A Change in the Weather


It's been a while since I've started this post; I really liked the pictures I took but I didn't have time to think about what to write, and the few tidbits I did manage to jot down don't make much sense to me anymore. As you can see, I was originally going to talk about how the weather has changed for the cooler, but this week it's back into the 80s again at some points. But what a week it's been. I've constantly been feeling icky, and that's also partially from being so tired. I've been working nonstop for days, first to study for a midterm, and then to help with AHOW. I haven't been feeling down per se, but for some reason, so many bad things have been happening. The thing is, they're all minor things, like spilling coffee, or missing the bus, or having a persistent cough, but as the saying goes, there's no use crying over spilled milk (or coffee). You wipe it up, and keep walking. I seem to be handling all this much better now; I used to be so worn down from just one little thing going wrong, but now I solve the problem and life goes on. I don't know if this is an improvement in mental health, or if it's just a part of growing up, but it's a welcome change. Anxiety and getting upset is draining.


That aside, I still find the need to take time for myself. That's far from a bad thing, self care is so important in college, when there's not always a friend to check in on you. In a weird twist, I don't think I could have gotten as good at self care and being aware of what I need had I not had depression and so many panic attacks. I suppose it's true that overcoming obstacles prepares you for difficulties down the road. I've learned how to struggle and how to live through it, and it really is a valuable skill.

Sadly, that means I've been spending a lot of time by myself. In fact, this weekend, I don't plan on leaving my room until Sunday in order to catch up on work and sleep. In an attempt in mimicking a social life, I've gotten sucked in to Facebook again, though for the time being I've logged out.

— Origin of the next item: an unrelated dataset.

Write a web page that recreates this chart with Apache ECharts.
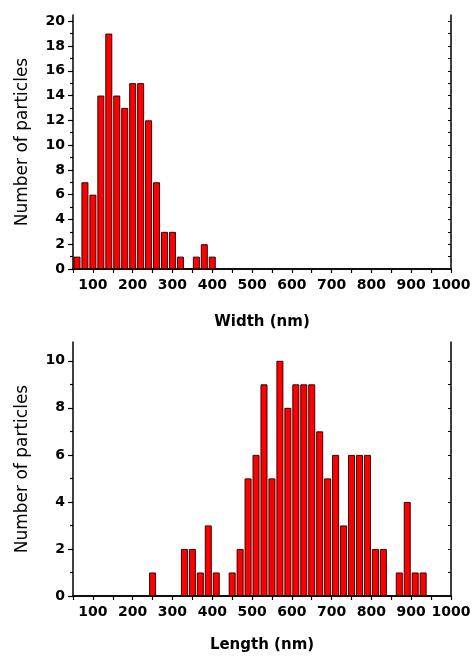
<!DOCTYPE html>
<html>
<head>
<meta charset="utf-8">
<script src="https://cdn.jsdelivr.net/npm/echarts@6/dist/echarts.min.js"></script>
<style>
  html, body { margin: 0; padding: 0; background: #fff; }
  #chart { width: 475px; height: 659px; }
</style>
</head>
<body>
<div id="chart"></div>
<script>
  // bin centres (nm) and particle counts
  var widthBins = [60, 80, 100, 120, 140, 160, 180, 200, 220, 240, 260, 280, 300, 320, 340, 360, 380, 400]
  var widthCounts = [1, 7, 6, 14, 19, 14, 13, 15, 15, 12, 7, 3, 3, 1, 0, 1, 2, 1]

  var lengthBins = [250, 270, 290, 310, 330, 350, 370, 390, 410, 430, 450, 470, 490, 510, 530, 550, 570, 590,
    610, 630, 650, 670, 690, 710, 730, 750, 770, 790, 810, 830, 850, 870, 890, 910, 930]
  var lengthCounts = [1, 0, 0, 0, 2, 2, 1, 3, 1, 0, 1, 2, 5, 6, 9, 5, 10, 8,
    9, 9, 9, 7, 5, 6, 3, 6, 6, 6, 2, 2, 0, 1, 4, 1, 1]

  // tick labels
  var widthMajor = [0, 2, 4, 6, 8, 10, 12, 14, 16, 18, 20]
  var widthMinor = [1, 3, 5, 7, 9, 11, 13, 15, 17, 19]
  var lengthMajor = [0, 2, 4, 6, 8, 10]
  var lengthMinor = [1, 3, 5, 7, 9]

  var FONT = 'DejaVu Sans'

  function pairs(bins, counts) {
    var out = []
    for (var i = 0; i < bins.length; i++) {
      if (counts[i] > 0) out.push([bins[i], counts[i]])
    }
    return out
  }

  function bottomAxis(grid, name, gap) {
    return {
      gridIndex: grid,
      type: 'value',
      position: 'bottom',
      min: 50,
      max: 1000,
      interval: 50,
      name: name,
      nameLocation: 'middle',
      nameGap: gap,
      nameTextStyle: { fontFamily: FONT, fontWeight: 'bold', fontSize: 15, color: '#000' },
      axisLine: { lineStyle: { color: '#000', width: 1.5 } },
      axisTick: { length: 4, lineStyle: { color: '#000', width: 1.2 } },
      axisLabel: {
        margin: 9,
        fontFamily: FONT,
        fontWeight: 'bold',
        fontSize: 14,
        color: '#000',
        formatter: function (v) { return v % 100 === 0 ? v : '' }
      },
      splitLine: { show: false }
    }
  }

  function topAxis(grid) {
    return {
      gridIndex: grid,
      type: 'value',
      position: 'top',
      min: 50,
      max: 1000,
      interval: 50,
      axisLine: { lineStyle: { color: '#000', width: 1.5 } },
      axisTick: { inside: true, length: 3, lineStyle: { color: '#000', width: 1 } },
      axisLabel: { show: false },
      splitLine: { show: false }
    }
  }

  function leftAxis(grid, max, major) {
    return {
      gridIndex: grid,
      type: 'value',
      position: 'left',
      min: 0,
      max: max,
      name: 'Number of particles',
      nameLocation: 'middle',
      nameGap: 42,
      nameTextStyle: { fontFamily: FONT, fontSize: 17, color: '#000' },
      axisLine: { lineStyle: { color: '#000', width: 1.5 } },
      axisTick: { length: 5, customValues: major, lineStyle: { color: '#000', width: 1.2 } },
      axisLabel: { margin: 8, customValues: major, fontFamily: FONT, fontWeight: 'bold', fontSize: 14, color: '#000' },
      splitLine: { show: false }
    }
  }

  function minorAxis(grid, max, minor) {
    return {
      gridIndex: grid,
      type: 'value',
      position: 'left',
      min: 0,
      max: max,
      axisLine: { show: false },
      axisTick: { length: 3, customValues: minor, lineStyle: { color: '#000', width: 1.2 } },
      axisLabel: { show: false },
      splitLine: { show: false }
    }
  }

  function rightAxis(grid, max, ticks) {
    return {
      gridIndex: grid,
      type: 'value',
      position: 'right',
      min: 0,
      max: max,
      axisLine: { show: true, lineStyle: { color: '#000', width: 1.5 } },
      axisTick: { show: true, inside: true, length: 3, customValues: ticks, lineStyle: { color: '#000', width: 1 } },
      axisLabel: { show: false },
      splitLine: { show: false }
    }
  }

  function bars(xi, yi, bins, counts) {
    return {
      type: 'bar',
      xAxisIndex: xi,
      yAxisIndex: yi,
      barWidth: 7,
      silent: true,
      itemStyle: { color: '#ff0000', borderColor: '#3a0000', borderWidth: 1 },
      data: pairs(bins, counts)
    }
  }

  var chart = echarts.init(document.getElementById('chart'))
  chart.setOption({
    animation: false,
    backgroundColor: '#fff',
    grid: [
      { left: 73, right: 24, top: 15, height: 254 },
      { left: 73, right: 24, top: 342, height: 254 }
    ],
    xAxis: [
      bottomAxis(0, 'Width (nm)', 46),
      topAxis(0),
      bottomAxis(1, 'Length (nm)', 42),
      topAxis(1)
    ],
    yAxis: [
      leftAxis(0, 20.5, widthMajor),
      minorAxis(0, 20.5, widthMinor),
      rightAxis(0, 20.5, widthMajor.concat(widthMinor)),
      leftAxis(1, 10.8, lengthMajor),
      minorAxis(1, 10.8, lengthMinor),
      rightAxis(1, 10.8, lengthMajor.concat(lengthMinor))
    ],
    series: [
      bars(0, 0, widthBins, widthCounts),
      bars(2, 3, lengthBins, lengthCounts)
    ]
  })
</script>
</body>
</html>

Hopefully once I've caught up on everything, I can also put some time into working on this blog. It is in desperate need of an update, in order to keep up with the times and stay modern. Not that it was ever really relevant, but if I want it to be something I don't mind sharing with people, it needs to be on top of the trends.

In short, the nuisances in life never stop coming, but I'm handling it pretty well. And every cloud has a silver lining. As I was walking back after missing the bus, I looked up and saw a rainbow circling the sun as it burned away the fog. That's not something you see every day, and I wouldn't have seen it either had I not looked to the sky in exasperation over all the things gone wrong.